(PROBLEM TO SOLVE) Write out only the span of lines that begins at the line with "Give me the matplotlib source for this chart." and ends at the line with "axl = make_ax(TOPL, BOTL)". Keep both end lines, word for word.

(DATA)
= = = =

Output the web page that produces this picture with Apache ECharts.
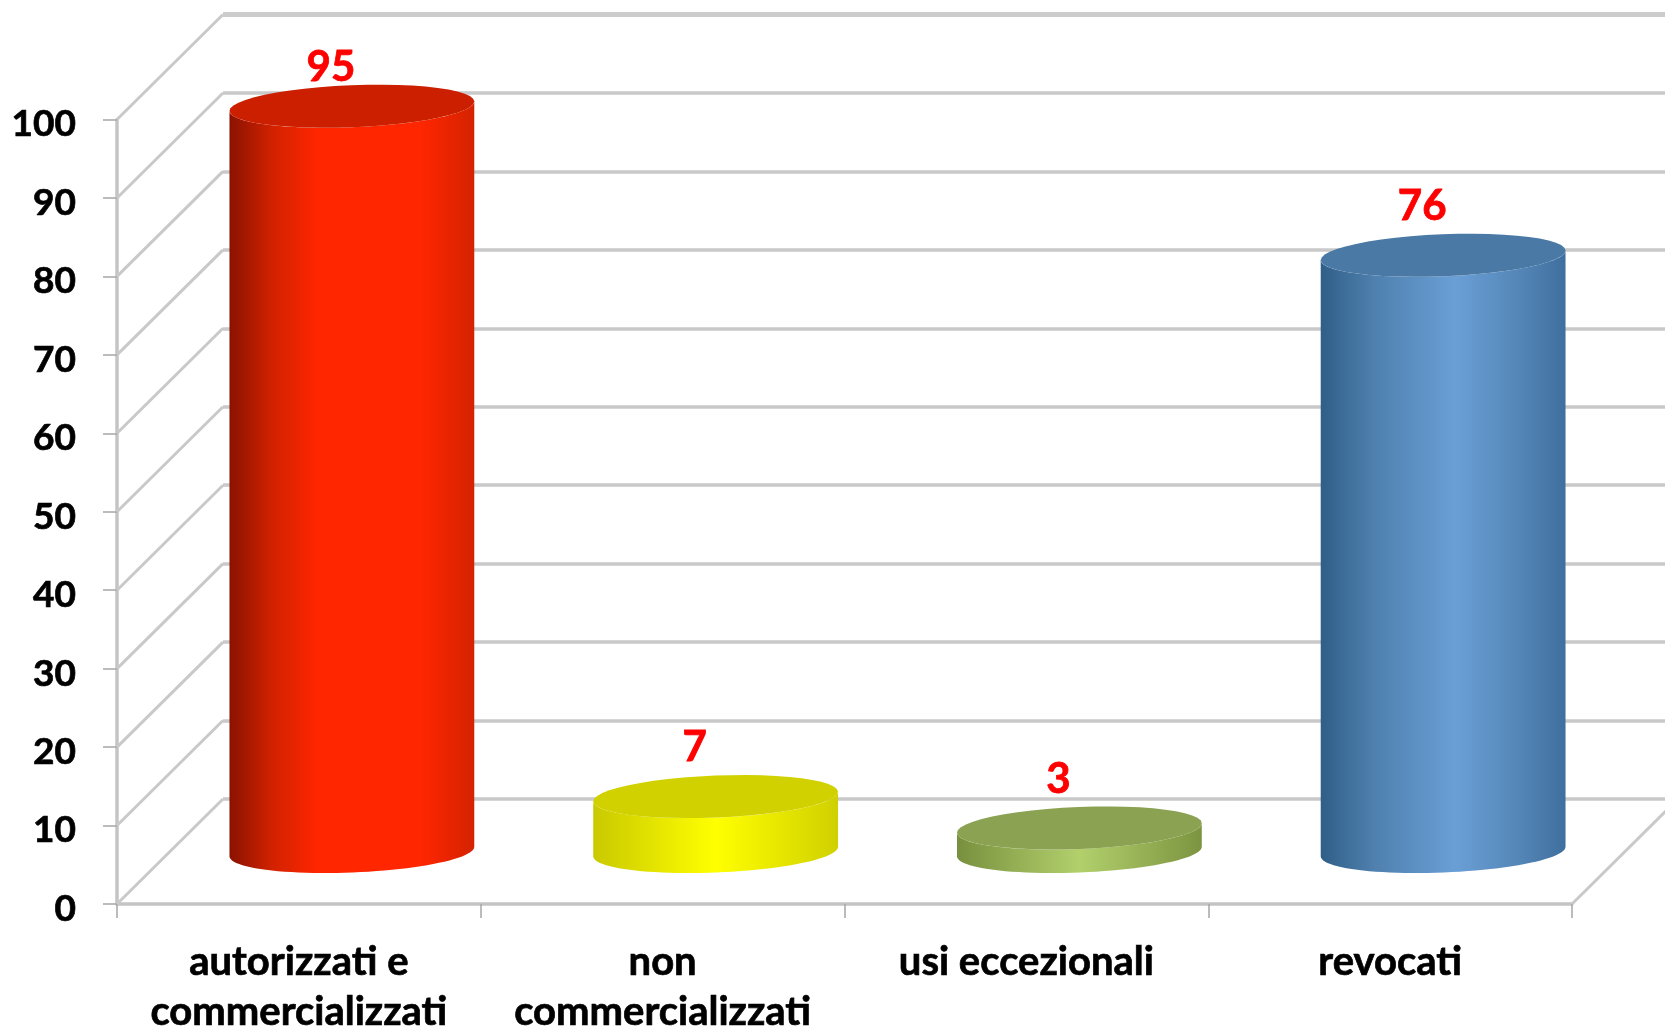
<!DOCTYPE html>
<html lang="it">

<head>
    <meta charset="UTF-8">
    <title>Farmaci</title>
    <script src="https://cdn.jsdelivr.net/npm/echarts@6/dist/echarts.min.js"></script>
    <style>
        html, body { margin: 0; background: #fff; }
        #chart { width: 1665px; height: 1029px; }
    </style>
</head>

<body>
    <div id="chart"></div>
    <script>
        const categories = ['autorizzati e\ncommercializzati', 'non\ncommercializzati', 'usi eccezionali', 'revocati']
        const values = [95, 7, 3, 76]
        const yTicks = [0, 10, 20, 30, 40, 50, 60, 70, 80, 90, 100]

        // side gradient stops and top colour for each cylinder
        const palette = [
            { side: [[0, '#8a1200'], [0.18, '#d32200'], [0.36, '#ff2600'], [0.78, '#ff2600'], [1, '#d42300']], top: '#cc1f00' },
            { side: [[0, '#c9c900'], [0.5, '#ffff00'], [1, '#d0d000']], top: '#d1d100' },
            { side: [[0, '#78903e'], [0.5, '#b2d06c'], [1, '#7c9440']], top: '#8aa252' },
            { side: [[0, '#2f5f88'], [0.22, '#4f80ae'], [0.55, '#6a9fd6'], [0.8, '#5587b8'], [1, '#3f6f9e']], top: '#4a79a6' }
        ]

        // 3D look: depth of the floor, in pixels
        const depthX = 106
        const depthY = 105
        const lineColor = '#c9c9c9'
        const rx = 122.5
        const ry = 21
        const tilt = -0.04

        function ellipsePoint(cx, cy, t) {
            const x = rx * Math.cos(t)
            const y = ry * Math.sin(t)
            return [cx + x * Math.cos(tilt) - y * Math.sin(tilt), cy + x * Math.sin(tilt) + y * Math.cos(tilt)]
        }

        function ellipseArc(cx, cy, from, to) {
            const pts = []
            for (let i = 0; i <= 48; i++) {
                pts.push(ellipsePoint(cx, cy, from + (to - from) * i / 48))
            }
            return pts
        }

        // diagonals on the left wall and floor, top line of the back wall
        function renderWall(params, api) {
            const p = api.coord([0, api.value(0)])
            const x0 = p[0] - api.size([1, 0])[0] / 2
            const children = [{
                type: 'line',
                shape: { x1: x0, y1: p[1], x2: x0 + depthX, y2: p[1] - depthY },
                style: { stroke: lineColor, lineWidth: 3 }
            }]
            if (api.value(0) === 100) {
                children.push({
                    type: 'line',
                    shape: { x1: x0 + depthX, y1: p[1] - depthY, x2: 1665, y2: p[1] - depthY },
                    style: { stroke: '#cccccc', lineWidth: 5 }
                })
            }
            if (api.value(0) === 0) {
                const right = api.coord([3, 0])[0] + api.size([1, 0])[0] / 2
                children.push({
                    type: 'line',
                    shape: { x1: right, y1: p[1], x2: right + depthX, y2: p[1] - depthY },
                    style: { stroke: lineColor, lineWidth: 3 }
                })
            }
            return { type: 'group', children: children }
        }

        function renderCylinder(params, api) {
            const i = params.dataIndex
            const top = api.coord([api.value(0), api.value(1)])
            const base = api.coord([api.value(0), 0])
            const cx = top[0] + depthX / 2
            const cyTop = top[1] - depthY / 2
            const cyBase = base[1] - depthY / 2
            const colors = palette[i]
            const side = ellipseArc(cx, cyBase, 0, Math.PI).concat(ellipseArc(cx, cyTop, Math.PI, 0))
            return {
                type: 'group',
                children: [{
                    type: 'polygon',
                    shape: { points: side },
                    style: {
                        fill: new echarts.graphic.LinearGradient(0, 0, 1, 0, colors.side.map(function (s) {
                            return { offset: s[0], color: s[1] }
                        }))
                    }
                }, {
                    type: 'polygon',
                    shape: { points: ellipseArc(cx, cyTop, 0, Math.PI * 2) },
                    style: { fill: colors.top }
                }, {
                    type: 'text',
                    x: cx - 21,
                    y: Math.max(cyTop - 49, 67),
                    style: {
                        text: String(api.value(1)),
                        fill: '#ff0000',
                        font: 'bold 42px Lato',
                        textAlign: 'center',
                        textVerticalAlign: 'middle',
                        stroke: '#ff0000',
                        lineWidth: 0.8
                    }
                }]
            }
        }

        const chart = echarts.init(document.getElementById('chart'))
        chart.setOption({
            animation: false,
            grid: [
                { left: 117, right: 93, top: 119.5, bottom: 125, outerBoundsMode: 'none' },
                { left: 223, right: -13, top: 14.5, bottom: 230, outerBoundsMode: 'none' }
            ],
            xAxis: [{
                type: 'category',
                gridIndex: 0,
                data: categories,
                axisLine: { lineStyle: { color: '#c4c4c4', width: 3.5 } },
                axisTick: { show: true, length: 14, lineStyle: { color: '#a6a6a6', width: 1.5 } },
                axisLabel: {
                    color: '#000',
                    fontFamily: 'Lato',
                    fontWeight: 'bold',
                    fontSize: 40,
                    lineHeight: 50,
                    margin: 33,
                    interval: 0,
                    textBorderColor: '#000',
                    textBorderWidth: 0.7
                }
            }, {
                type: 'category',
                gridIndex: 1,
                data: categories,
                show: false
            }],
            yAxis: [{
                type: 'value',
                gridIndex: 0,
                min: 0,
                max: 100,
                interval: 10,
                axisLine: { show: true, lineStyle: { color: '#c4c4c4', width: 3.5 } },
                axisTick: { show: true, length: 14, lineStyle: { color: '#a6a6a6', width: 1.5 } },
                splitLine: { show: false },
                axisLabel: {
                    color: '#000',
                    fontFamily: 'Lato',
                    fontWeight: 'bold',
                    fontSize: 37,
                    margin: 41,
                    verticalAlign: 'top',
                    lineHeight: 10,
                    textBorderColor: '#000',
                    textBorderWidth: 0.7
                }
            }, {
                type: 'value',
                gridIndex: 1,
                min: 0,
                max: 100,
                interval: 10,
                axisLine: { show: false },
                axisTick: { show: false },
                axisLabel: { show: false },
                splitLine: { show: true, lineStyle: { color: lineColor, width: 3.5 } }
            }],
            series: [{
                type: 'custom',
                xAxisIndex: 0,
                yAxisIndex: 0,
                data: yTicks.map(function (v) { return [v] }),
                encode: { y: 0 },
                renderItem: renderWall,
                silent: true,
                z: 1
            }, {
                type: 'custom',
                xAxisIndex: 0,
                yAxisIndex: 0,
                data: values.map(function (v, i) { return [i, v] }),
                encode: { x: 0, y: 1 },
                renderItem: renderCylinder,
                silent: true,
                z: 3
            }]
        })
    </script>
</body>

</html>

= = = =

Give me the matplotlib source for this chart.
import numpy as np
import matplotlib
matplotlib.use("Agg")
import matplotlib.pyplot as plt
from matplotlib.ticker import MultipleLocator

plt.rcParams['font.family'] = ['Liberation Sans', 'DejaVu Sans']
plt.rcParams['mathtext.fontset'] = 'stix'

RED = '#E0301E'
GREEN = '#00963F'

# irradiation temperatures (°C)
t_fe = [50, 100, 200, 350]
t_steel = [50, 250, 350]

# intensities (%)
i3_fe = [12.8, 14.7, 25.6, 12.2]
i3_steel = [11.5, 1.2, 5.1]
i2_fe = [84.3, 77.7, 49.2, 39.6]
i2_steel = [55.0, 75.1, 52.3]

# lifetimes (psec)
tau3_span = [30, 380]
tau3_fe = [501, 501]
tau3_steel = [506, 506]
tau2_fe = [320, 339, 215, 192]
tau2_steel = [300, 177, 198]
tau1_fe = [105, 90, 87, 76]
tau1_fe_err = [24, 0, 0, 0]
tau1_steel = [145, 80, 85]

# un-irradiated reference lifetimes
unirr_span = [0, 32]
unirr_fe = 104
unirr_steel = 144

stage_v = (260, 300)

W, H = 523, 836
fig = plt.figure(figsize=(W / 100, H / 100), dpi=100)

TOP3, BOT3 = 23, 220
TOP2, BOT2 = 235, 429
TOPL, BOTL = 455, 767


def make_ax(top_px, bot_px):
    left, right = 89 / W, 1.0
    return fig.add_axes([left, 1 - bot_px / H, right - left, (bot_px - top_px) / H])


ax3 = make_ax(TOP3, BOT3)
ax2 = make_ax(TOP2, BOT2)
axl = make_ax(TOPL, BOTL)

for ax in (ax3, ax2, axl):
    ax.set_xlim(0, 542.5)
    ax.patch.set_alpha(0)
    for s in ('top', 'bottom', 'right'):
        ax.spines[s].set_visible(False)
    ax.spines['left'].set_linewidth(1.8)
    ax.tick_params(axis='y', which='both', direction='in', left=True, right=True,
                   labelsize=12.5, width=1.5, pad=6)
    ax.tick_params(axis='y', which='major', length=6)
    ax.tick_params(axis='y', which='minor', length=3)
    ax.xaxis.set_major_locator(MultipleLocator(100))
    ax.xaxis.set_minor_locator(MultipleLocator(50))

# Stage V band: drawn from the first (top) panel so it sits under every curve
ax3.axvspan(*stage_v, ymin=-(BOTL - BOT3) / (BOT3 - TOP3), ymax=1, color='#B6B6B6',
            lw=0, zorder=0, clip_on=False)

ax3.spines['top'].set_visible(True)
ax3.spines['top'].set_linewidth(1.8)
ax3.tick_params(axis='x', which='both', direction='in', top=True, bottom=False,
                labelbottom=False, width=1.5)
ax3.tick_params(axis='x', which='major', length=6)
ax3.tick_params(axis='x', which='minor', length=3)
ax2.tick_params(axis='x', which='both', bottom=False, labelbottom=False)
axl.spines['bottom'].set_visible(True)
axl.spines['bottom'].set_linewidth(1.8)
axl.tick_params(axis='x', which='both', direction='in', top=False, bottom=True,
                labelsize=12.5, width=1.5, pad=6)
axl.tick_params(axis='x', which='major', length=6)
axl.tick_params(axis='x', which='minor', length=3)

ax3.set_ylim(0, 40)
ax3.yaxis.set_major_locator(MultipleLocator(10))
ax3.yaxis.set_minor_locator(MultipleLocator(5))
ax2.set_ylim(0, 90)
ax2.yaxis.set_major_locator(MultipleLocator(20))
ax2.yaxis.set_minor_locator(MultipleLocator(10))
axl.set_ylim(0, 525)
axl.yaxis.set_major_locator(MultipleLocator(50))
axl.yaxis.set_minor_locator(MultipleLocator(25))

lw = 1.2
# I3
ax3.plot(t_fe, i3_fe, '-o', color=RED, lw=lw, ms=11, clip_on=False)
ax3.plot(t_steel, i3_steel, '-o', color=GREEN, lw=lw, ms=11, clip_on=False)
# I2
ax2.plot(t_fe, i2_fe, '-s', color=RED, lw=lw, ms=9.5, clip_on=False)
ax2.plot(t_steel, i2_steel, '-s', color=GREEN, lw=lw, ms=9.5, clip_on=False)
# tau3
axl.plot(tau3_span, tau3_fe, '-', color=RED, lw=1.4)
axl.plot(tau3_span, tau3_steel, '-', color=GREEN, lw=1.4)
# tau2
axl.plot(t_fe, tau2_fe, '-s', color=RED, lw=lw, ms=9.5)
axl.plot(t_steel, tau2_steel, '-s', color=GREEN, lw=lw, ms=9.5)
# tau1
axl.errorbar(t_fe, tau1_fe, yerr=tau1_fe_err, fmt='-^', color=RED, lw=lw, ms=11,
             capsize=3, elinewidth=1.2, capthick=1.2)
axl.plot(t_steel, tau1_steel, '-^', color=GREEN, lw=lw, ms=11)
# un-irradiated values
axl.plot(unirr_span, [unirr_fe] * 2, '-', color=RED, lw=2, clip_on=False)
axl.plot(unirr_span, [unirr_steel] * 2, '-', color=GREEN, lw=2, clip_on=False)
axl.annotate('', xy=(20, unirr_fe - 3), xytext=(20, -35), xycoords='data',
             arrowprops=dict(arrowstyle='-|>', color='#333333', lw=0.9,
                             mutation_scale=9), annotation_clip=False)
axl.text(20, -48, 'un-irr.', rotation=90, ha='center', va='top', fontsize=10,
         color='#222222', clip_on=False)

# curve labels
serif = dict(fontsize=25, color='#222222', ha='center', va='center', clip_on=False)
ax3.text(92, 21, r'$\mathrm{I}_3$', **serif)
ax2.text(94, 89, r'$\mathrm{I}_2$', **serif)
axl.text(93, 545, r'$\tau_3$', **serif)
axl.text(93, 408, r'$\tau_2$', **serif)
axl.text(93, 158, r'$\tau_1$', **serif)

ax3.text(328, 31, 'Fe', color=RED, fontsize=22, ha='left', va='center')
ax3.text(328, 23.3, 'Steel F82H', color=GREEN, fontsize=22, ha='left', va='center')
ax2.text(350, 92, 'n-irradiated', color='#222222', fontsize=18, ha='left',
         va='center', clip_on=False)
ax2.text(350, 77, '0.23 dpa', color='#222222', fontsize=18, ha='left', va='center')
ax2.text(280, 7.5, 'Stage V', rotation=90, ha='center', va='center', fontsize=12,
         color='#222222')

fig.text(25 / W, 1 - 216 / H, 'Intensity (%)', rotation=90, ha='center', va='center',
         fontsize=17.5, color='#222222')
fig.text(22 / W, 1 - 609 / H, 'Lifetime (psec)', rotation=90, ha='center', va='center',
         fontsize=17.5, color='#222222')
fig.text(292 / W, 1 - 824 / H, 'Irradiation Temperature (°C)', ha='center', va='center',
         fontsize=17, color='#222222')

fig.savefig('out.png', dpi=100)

= = = =

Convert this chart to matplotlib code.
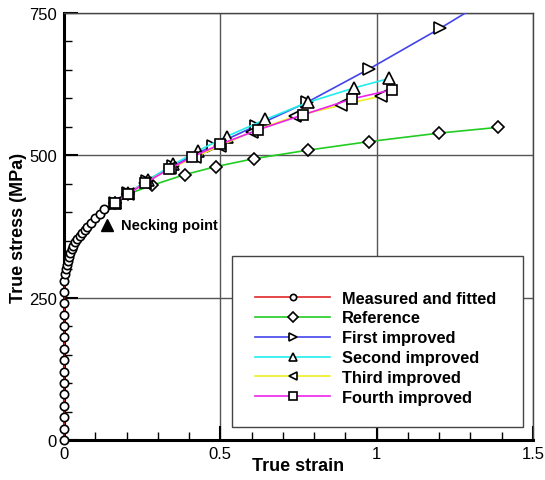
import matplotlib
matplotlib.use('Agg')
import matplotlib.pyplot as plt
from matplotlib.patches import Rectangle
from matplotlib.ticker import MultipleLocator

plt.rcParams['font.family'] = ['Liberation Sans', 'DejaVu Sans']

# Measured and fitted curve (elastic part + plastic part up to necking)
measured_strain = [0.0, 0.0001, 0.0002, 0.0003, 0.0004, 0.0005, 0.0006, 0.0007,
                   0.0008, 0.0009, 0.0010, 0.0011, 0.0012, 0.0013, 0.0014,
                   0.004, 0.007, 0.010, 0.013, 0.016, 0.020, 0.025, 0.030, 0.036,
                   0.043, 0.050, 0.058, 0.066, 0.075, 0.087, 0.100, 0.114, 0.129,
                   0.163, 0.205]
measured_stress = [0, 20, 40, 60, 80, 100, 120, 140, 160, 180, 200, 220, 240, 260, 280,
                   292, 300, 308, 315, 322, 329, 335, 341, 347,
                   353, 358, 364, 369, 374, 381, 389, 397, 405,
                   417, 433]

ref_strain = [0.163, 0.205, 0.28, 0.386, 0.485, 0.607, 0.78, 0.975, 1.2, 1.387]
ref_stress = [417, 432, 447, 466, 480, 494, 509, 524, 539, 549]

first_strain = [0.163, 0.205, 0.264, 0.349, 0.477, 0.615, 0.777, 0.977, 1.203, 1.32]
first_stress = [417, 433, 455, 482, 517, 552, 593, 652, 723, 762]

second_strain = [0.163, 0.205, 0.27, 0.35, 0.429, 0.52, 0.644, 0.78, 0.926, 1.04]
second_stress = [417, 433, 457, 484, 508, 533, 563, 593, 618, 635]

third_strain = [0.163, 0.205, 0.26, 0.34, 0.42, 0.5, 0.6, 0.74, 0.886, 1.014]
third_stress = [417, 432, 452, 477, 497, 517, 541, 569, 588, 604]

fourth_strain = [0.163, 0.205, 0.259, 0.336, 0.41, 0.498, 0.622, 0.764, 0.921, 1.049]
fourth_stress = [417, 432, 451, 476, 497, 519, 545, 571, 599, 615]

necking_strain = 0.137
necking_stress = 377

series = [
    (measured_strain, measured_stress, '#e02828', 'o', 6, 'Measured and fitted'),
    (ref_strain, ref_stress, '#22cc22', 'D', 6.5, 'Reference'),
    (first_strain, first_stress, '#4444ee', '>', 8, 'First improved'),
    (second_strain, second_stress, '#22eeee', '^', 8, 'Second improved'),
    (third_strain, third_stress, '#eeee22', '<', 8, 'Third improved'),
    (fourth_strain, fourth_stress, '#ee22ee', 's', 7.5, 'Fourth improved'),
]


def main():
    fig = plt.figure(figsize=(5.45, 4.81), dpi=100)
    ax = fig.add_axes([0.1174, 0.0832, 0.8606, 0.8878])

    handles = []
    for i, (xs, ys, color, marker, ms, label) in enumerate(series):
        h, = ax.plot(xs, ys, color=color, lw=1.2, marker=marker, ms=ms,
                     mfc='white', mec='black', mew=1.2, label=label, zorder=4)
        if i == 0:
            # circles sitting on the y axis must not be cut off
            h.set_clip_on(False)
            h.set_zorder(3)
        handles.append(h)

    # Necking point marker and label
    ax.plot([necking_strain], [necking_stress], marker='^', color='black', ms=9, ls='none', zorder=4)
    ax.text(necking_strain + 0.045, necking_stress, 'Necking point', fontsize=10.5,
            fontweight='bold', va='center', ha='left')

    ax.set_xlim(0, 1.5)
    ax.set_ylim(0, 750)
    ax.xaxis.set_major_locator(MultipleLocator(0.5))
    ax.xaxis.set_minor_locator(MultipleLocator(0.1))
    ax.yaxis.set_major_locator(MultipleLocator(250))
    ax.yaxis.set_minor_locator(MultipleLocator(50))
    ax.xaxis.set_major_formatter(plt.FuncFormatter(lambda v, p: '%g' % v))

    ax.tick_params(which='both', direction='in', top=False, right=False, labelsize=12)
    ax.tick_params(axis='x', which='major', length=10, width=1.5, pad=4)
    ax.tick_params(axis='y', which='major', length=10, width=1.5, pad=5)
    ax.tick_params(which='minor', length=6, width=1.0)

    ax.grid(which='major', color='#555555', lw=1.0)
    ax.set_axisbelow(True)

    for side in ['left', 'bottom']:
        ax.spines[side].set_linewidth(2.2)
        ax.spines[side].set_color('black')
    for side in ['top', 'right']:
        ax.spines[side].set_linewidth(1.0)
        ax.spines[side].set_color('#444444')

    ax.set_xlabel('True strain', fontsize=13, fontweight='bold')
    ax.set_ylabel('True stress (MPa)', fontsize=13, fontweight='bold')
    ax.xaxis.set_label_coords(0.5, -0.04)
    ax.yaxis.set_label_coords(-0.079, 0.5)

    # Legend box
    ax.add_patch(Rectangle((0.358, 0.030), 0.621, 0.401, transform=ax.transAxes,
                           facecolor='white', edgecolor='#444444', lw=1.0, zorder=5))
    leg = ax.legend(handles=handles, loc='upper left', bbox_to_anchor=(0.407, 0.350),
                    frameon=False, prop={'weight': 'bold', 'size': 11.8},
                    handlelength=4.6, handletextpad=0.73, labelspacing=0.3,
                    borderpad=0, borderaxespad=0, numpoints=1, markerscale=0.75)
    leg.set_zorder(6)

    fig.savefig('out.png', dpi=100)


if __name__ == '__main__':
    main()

= = = =

(REPLY TO THE TASK)
Give me the matplotlib source for this chart.
import numpy as np
import matplotlib
matplotlib.use("Agg")
import matplotlib.pyplot as plt
from matplotlib.ticker import MultipleLocator

plt.rcParams['font.family'] = ['Liberation Sans', 'DejaVu Sans']
plt.rcParams['mathtext.fontset'] = 'stix'

RED = '#E0301E'
GREEN = '#00963F'

# irradiation temperatures (°C)
t_fe = [50, 100, 200, 350]
t_steel = [50, 250, 350]

# intensities (%)
i3_fe = [12.8, 14.7, 25.6, 12.2]
i3_steel = [11.5, 1.2, 5.1]
i2_fe = [84.3, 77.7, 49.2, 39.6]
i2_steel = [55.0, 75.1, 52.3]

# lifetimes (psec)
tau3_span = [30, 380]
tau3_fe = [501, 501]
tau3_steel = [506, 506]
tau2_fe = [320, 339, 215, 192]
tau2_steel = [300, 177, 198]
tau1_fe = [105, 90, 87, 76]
tau1_fe_err = [24, 0, 0, 0]
tau1_steel = [145, 80, 85]

# un-irradiated reference lifetimes
unirr_span = [0, 32]
unirr_fe = 104
unirr_steel = 144

stage_v = (260, 300)

W, H = 523, 836
fig = plt.figure(figsize=(W / 100, H / 100), dpi=100)

TOP3, BOT3 = 23, 220
TOP2, BOT2 = 235, 429
TOPL, BOTL = 455, 767


def make_ax(top_px, bot_px):
    left, right = 89 / W, 1.0
    return fig.add_axes([left, 1 - bot_px / H, right - left, (bot_px - top_px) / H])


ax3 = make_ax(TOP3, BOT3)
ax2 = make_ax(TOP2, BOT2)
axl = make_ax(TOPL, BOTL)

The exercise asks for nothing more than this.